_RAW DATA:_
------------------------------------------------------------------------
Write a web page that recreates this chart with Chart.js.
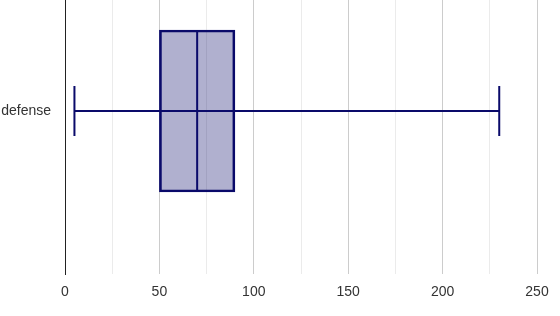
<!DOCTYPE html>
<html>
<head>
<meta charset="utf-8">
<script src="https://cdn.jsdelivr.net/npm/chart.js@4.4.1/dist/chart.umd.min.js"></script>
<style>
  html, body { margin: 0; padding: 0; background: #ffffff; }
  #wrap { width: 560px; height: 316px; position: relative; }
</style>
</head>
<body>
<div id="wrap"><canvas id="c"></canvas></div>
<script>
// ---- data ----
const categories = ['defense'];
const minValues = [5];
const q1Values = [50];
const medianValues = [70];
const q3Values = [90];
const maxValues = [230];
const xTickLabels = [0, 50, 100, 150, 200, 250];

// ---- style ----
const STROKE = '#0a0a6a';
const FILL = 'rgba(10,10,106,0.32)';
const BOX_THICKNESS = 162;
const CAP_HALF = 25;

const boxPlotLines = {
  id: 'boxPlotLines',
  afterDatasetsDraw(chart) {
    const { ctx, scales: { x, y } } = chart;
    ctx.save();
    ctx.strokeStyle = STROKE;
    ctx.lineWidth = 2;
    ctx.lineCap = 'butt';
    categories.forEach((c, i) => {
      const yc = y.getPixelForValue(i);
      const half = BOX_THICKNESS / 2 - 1;
      const xMin = x.getPixelForValue(minValues[i]);
      const xMax = x.getPixelForValue(maxValues[i]);
      const xMed = x.getPixelForValue(medianValues[i]);
      ctx.beginPath();
      ctx.moveTo(xMin, yc); ctx.lineTo(xMax, yc);
      ctx.moveTo(xMed, yc - half); ctx.lineTo(xMed, yc + half);
      ctx.moveTo(xMin, yc - CAP_HALF); ctx.lineTo(xMin, yc + CAP_HALF);
      ctx.moveTo(xMax, yc - CAP_HALF); ctx.lineTo(xMax, yc + CAP_HALF);
      ctx.stroke();
    });
    ctx.restore();
  }
};

Chart.defaults.font.family = "'Liberation Sans', Arial, sans-serif";
Chart.defaults.font.size = 14;
Chart.defaults.color = '#333333';

new Chart(document.getElementById('c'), {
  type: 'bar',
  data: {
    datasets: [{
      label: 'box',
      data: categories.map((c, i) => ({ y: i, x: [q1Values[i], q3Values[i]] })),
      backgroundColor: FILL,
      borderColor: STROKE,
      borderWidth: 2,
      borderSkipped: false,
      barThickness: BOX_THICKNESS
    }]
  },
  options: {
    indexAxis: 'y',
    responsive: true,
    maintainAspectRatio: false,
    animation: false,
    layout: { padding: { top: 0, right: 23, bottom: 0, left: 0 } },
    plugins: { legend: { display: false }, tooltip: { enabled: false } },
    scales: {
      x: {
        type: 'linear',
        position: 'bottom',
        min: 0,
        max: 250,
        ticks: {
          stepSize: 25,
          autoSkip: false,
          maxRotation: 0,
          padding: 10,
          callback: (v) => xTickLabels.includes(v) ? String(v) : ''
        },
        grid: {
          drawTicks: false,
          color: (ctx) => {
            const v = ctx.tick ? ctx.tick.value : 0;
            if (v === 0) return '#222222';
            return v % 50 === 0 ? '#cccccc' : '#ebebeb';
          }
        },
        border: { display: false },
        afterFit: (s) => { s.height = 42; s.paddingLeft = 0; s.paddingRight = 0; }
      },
      y: {
        type: 'linear',
        reverse: true,
        offset: false,
        min: -0.405,
        max: 0.595,
        afterBuildTicks: (s) => { s.ticks = categories.map((c, i) => ({ value: i })); },
        ticks: {
          padding: 14,
          callback: (v) => categories[v] !== undefined ? categories[v] : ''
        },
        grid: { display: false, drawTicks: false, offset: false },
        border: { display: true, color: '#222222', width: 1 },
        afterFit: (s) => { s.width = 65; s.paddingTop = 0; s.paddingBottom = 0; }
      }
    }
  },
  plugins: [boxPlotLines]
});
</script>
</body>
</html>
------------------------------------------------------------------------
_TO BE DONE:_ Could you repeat all of the material exactly? Pictures should not be copied.

_FINISHED ANSWER:_
Write a web page that recreates this chart with Chart.js.
<!DOCTYPE html>
<html>
<head>
<meta charset="utf-8">
<script src="https://cdn.jsdelivr.net/npm/chart.js@4.4.1/dist/chart.umd.min.js"></script>
<style>
  html, body { margin: 0; padding: 0; background: #ffffff; }
  #wrap { width: 560px; height: 316px; position: relative; }
</style>
</head>
<body>
<div id="wrap"><canvas id="c"></canvas></div>
<script>
// ---- data ----
const categories = ['defense'];
const minValues = [5];
const q1Values = [50];
const medianValues = [70];
const q3Values = [90];
const maxValues = [230];
const xTickLabels = [0, 50, 100, 150, 200, 250];

// ---- style ----
const STROKE = '#0a0a6a';
const FILL = 'rgba(10,10,106,0.32)';
const BOX_THICKNESS = 162;
const CAP_HALF = 25;

const boxPlotLines = {
  id: 'boxPlotLines',
  afterDatasetsDraw(chart) {
    const { ctx, scales: { x, y } } = chart;
    ctx.save();
    ctx.strokeStyle = STROKE;
    ctx.lineWidth = 2;
    ctx.lineCap = 'butt';
    categories.forEach((c, i) => {
      const yc = y.getPixelForValue(i);
      const half = BOX_THICKNESS / 2 - 1;
      const xMin = x.getPixelForValue(minValues[i]);
      const xMax = x.getPixelForValue(maxValues[i]);
      const xMed = x.getPixelForValue(medianValues[i]);
      ctx.beginPath();
      ctx.moveTo(xMin, yc); ctx.lineTo(xMax, yc);
      ctx.moveTo(xMed, yc - half); ctx.lineTo(xMed, yc + half);
      ctx.moveTo(xMin, yc - CAP_HALF); ctx.lineTo(xMin, yc + CAP_HALF);
      ctx.moveTo(xMax, yc - CAP_HALF); ctx.lineTo(xMax, yc + CAP_HALF);
      ctx.stroke();
    });
    ctx.restore();
  }
};

Chart.defaults.font.family = "'Liberation Sans', Arial, sans-serif";
Chart.defaults.font.size = 14;
Chart.defaults.color = '#333333';

new Chart(document.getElementById('c'), {
  type: 'bar',
  data: {
    datasets: [{
      label: 'box',
      data: categories.map((c, i) => ({ y: i, x: [q1Values[i], q3Values[i]] })),
      backgroundColor: FILL,
      borderColor: STROKE,
      borderWidth: 2,
      borderSkipped: false,
      barThickness: BOX_THICKNESS
    }]
  },
  options: {
    indexAxis: 'y',
    responsive: true,
    maintainAspectRatio: false,
    animation: false,
    layout: { padding: { top: 0, right: 23, bottom: 0, left: 0 } },
    plugins: { legend: { display: false }, tooltip: { enabled: false } },
    scales: {
      x: {
        type: 'linear',
        position: 'bottom',
        min: 0,
        max: 250,
        ticks: {
          stepSize: 25,
          autoSkip: false,
          maxRotation: 0,
          padding: 10,
          callback: (v) => xTickLabels.includes(v) ? String(v) : ''
        },
        grid: {
          drawTicks: false,
          color: (ctx) => {
            const v = ctx.tick ? ctx.tick.value : 0;
            if (v === 0) return '#222222';
            return v % 50 === 0 ? '#cccccc' : '#ebebeb';
          }
        },
        border: { display: false },
        afterFit: (s) => { s.height = 42; s.paddingLeft = 0; s.paddingRight = 0; }
      },
      y: {
        type: 'linear',
        reverse: true,
        offset: false,
        min: -0.405,
        max: 0.595,
        afterBuildTicks: (s) => { s.ticks = categories.map((c, i) => ({ value: i })); },
        ticks: {
          padding: 14,
          callback: (v) => categories[v] !== undefined ? categories[v] : ''
        },
        grid: { display: false, drawTicks: false, offset: false },
        border: { display: true, color: '#222222', width: 1 },
        afterFit: (s) => { s.width = 65; s.paddingTop = 0; s.paddingBottom = 0; }
      }
    }
  },
  plugins: [boxPlotLines]
});
</script>
</body>
</html>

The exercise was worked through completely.